## Provided data
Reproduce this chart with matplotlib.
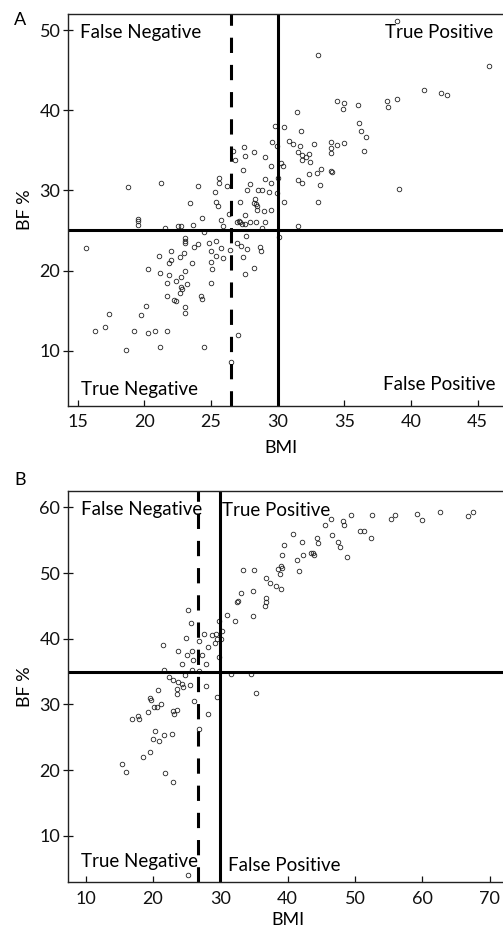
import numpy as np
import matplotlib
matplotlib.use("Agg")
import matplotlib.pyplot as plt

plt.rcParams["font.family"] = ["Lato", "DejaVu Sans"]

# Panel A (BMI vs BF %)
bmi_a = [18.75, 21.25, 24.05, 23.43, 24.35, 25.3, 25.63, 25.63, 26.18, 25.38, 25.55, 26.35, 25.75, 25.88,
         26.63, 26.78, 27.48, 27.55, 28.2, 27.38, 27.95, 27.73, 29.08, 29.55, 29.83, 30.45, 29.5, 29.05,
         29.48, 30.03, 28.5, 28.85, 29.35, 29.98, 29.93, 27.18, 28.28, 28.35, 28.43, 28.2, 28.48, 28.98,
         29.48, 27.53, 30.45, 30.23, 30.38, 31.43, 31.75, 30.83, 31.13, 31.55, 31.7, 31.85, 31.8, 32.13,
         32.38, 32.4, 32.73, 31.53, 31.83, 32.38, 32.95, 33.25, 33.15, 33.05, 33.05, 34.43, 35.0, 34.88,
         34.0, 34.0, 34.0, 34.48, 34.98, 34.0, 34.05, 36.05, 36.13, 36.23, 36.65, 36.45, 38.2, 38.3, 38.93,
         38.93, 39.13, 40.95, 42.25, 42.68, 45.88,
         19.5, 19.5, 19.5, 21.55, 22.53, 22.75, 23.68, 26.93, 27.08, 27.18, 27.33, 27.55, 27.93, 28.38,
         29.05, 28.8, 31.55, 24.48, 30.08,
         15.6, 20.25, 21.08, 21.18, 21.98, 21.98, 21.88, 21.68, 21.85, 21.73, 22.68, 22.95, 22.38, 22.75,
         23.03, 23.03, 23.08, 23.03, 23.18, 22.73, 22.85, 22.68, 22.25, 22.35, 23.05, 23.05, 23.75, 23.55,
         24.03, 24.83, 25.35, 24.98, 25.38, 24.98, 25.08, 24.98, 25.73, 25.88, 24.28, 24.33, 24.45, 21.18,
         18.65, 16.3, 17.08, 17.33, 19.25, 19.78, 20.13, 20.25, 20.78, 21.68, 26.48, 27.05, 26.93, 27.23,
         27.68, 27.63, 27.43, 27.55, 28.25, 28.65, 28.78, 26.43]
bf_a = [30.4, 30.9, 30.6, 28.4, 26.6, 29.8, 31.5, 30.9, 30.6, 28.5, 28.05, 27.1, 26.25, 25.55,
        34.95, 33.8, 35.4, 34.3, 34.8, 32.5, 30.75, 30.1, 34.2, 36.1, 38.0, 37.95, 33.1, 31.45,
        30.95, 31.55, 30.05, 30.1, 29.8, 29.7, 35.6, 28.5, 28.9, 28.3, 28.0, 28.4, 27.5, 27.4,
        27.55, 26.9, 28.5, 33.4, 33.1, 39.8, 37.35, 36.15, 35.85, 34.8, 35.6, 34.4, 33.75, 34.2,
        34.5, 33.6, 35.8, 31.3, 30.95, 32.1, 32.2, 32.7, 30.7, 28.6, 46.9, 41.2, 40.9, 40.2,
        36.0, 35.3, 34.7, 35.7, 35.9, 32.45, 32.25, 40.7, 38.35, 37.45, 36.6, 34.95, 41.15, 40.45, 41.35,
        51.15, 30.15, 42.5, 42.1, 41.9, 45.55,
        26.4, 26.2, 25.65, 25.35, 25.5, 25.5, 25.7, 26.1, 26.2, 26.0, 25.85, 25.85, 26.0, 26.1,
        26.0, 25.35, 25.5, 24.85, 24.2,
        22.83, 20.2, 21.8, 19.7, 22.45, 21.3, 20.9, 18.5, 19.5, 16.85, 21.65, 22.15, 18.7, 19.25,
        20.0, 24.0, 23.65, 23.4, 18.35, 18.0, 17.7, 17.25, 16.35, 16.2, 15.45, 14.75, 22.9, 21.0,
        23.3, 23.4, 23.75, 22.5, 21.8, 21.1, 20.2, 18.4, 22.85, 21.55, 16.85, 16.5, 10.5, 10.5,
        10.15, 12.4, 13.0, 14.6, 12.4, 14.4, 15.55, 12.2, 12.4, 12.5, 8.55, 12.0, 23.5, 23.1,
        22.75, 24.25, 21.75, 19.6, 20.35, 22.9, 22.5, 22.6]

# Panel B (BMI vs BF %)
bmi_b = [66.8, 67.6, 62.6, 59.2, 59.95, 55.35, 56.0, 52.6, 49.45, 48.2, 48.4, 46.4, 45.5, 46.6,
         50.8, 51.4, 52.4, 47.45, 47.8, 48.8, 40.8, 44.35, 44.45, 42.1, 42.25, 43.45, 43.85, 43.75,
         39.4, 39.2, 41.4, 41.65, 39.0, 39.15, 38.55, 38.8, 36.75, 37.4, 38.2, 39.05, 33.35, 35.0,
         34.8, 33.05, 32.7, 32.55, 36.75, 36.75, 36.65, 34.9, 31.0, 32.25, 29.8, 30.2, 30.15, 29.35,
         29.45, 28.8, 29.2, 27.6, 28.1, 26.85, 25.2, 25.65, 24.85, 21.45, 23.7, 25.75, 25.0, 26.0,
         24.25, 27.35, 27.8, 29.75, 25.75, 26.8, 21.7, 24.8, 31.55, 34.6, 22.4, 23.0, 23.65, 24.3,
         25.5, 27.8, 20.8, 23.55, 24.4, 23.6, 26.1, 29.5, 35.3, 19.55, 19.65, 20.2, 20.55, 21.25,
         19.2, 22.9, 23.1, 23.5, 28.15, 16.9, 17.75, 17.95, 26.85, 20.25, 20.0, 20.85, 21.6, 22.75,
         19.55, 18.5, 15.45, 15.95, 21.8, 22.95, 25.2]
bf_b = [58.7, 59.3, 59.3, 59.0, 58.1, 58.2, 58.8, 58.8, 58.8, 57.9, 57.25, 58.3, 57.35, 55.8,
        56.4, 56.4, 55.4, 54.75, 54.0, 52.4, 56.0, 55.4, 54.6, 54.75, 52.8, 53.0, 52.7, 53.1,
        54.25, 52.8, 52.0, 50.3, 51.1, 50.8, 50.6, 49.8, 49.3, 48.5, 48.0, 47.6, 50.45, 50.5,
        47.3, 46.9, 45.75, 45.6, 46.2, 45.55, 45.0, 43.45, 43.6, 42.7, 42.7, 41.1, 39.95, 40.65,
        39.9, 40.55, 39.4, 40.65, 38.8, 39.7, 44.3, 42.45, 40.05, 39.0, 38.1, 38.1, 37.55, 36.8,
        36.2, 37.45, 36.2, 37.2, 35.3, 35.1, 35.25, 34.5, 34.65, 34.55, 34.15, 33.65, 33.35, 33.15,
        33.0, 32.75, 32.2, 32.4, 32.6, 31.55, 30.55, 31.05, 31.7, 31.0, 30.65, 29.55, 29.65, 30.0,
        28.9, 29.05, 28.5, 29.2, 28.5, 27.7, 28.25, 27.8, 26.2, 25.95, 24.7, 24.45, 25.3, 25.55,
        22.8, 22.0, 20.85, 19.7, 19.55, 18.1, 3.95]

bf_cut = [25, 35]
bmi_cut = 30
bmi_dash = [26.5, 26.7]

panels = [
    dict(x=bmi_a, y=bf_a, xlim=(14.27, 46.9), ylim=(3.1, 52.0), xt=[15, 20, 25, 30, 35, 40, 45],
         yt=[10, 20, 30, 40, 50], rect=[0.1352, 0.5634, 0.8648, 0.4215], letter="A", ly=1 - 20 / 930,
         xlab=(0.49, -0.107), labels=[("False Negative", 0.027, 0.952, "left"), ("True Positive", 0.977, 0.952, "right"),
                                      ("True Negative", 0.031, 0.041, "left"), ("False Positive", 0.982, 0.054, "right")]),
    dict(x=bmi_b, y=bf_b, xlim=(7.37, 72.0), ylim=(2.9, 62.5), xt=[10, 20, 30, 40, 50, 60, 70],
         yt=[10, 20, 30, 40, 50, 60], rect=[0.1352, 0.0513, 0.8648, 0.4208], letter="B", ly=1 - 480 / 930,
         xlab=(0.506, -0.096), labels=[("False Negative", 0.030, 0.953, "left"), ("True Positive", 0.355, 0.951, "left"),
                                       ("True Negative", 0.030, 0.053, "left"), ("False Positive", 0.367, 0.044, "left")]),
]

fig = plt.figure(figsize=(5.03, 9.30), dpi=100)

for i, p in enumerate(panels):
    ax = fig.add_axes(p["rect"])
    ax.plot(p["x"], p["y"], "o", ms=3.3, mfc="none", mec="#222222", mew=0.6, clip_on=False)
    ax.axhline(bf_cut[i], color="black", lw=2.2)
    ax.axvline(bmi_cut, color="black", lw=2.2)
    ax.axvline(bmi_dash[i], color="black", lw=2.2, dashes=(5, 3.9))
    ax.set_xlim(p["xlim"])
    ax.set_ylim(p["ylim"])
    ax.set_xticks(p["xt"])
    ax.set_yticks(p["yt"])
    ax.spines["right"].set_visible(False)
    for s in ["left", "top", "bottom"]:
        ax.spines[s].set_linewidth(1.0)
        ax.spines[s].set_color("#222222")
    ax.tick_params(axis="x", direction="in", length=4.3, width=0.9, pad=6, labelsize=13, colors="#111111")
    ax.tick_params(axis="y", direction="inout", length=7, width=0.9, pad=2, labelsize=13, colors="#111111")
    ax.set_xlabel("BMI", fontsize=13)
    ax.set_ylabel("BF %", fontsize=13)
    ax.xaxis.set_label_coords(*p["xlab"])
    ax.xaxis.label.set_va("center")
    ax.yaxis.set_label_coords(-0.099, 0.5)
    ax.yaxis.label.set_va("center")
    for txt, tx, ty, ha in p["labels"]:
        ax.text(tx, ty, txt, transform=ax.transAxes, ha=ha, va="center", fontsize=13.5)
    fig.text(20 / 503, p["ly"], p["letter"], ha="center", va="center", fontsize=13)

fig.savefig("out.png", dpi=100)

## Work to complete
Respond with the number of lines containing "matplotlib" and no additional words.

## Correct output
4